アメリカ 1973
監督 テッド・ポスト
原案 ジョン・ミリアス
世間ではあんまり評価の高くない第2作目なわけですが、リアルタイムで見てないせいもあってか、別にそれほど悪くもない、というのが正直な感想。
今回ハリー・キャラハン刑事が追う容疑者は同僚の白バイ警官。
いわゆる、法でさばけぬ悪を自らの手でもって天誅下します、という独善的な正義の執行者と対立するわけですが、まあ、今となってはよくあるパターンというか、使い古されたプロットではあります。
最初にこの手のカルト思想な武闘派集団をテーマとした作品がなんだったのかはよく知らないんですが、73年という時代を鑑みるならわりと早かった方なんじゃないか?と思いますね。

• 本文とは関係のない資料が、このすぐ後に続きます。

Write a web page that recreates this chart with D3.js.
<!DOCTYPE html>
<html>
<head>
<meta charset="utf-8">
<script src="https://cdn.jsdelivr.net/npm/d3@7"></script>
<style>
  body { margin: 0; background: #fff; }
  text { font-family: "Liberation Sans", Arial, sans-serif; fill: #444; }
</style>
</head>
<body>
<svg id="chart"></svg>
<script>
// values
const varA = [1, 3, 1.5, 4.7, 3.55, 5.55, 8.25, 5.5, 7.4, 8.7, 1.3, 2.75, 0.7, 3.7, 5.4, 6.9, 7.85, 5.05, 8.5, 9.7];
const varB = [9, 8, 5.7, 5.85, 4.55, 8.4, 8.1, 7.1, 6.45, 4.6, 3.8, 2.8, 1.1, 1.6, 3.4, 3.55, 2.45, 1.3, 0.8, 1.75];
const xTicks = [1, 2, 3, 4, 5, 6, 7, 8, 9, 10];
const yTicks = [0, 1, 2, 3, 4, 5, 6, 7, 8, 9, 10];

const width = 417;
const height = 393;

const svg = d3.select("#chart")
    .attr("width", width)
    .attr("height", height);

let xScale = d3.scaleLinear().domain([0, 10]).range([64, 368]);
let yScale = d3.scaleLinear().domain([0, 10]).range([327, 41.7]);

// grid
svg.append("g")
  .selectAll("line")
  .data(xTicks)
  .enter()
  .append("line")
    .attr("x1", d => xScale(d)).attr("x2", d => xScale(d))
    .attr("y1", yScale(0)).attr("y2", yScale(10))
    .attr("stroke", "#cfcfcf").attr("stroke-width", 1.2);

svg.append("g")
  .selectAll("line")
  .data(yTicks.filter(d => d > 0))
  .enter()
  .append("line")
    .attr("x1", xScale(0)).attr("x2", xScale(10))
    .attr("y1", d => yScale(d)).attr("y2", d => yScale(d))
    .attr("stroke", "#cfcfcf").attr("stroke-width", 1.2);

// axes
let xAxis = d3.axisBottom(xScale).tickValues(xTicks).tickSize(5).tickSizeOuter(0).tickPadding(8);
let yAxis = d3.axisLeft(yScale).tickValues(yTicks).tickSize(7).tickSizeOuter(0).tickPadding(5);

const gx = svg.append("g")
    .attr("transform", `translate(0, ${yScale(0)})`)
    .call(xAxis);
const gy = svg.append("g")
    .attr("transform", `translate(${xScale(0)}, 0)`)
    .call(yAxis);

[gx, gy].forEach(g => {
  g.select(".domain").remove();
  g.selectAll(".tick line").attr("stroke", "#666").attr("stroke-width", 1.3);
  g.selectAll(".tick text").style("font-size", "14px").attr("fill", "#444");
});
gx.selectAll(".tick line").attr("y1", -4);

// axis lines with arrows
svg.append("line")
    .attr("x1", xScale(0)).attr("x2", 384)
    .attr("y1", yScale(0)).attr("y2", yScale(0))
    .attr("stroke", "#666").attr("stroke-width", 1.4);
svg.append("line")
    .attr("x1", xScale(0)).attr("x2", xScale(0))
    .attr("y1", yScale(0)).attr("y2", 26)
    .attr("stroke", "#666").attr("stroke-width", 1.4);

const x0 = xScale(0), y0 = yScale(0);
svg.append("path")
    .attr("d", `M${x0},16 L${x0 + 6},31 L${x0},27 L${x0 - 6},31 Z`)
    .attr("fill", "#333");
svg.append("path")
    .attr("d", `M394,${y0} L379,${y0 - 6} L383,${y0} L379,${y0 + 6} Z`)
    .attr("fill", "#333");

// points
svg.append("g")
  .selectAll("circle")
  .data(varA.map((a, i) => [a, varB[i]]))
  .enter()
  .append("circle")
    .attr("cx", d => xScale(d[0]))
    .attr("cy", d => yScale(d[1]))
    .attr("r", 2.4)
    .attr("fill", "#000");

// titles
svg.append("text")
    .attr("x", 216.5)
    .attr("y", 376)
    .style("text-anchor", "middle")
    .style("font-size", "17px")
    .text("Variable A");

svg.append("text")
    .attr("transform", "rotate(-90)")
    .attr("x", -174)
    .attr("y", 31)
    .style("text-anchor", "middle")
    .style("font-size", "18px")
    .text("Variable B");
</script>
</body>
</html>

はみ出し刑事でアウトローなハリーをそんな連中にぶつける、という発想もいい。
いつも上司と対立しているハリーは、どっちかというと反体制側だと思うんですね。
俺たちだけの正義を執行しよう、もはや警察組織に本当の悪を検挙する力はない、と言われれば主人公の性格的になびいちゃいそうな感じもあるんですが、そこは決して同調しないわけです、ハリー。

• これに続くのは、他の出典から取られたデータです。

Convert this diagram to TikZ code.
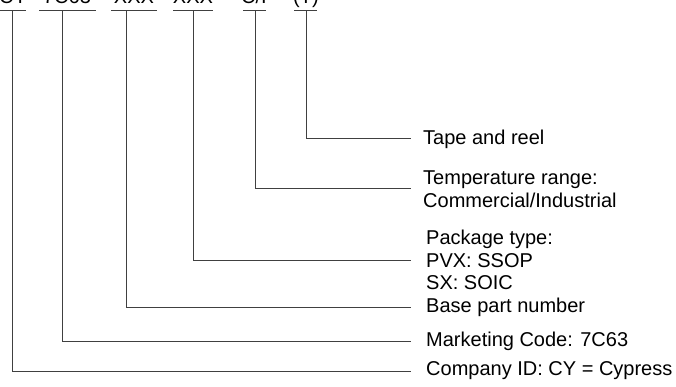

俺はお前たちとは違う、と明確に一線を引くわけですな。
そこになにが浮き彫りになってるのか、というとアンチヒーローなりの美学に他なりません。
法規を無視して横紙破りな捜査を展開する男ではあっても、人殺しを肯定する気はない、としたところにハリーの正義であり、もろもろの生き辛さが垣間見えてくる。
突き詰めるならイーストウッドが西部劇時代にやってたこととハリーの人物像の根幹は変わらないんですけどね、やっぱりかっこいいですよね、ブレないがゆえの孤高が。

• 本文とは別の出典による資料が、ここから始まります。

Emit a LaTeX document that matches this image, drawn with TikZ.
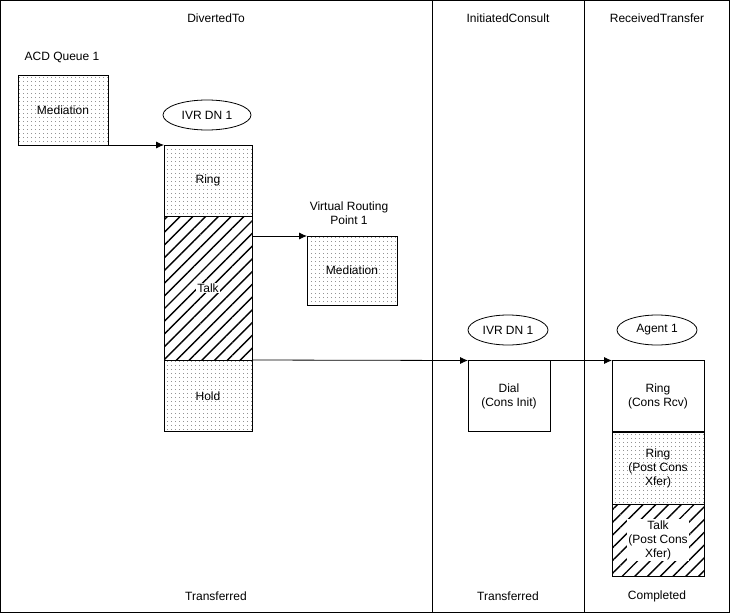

定番といえば定番なんですが、イーストウッド演じるハリーだからこそ許される、というのは確実にあると思います。
前作を上回る興収を記録した、というのも納得ですね。
もうちょっとメリハリのあるアクションシーンが撮れなかったものか?と少し思ったりもしますが、総じてシリーズのファンを裏切らない一作なのではないでしょうか。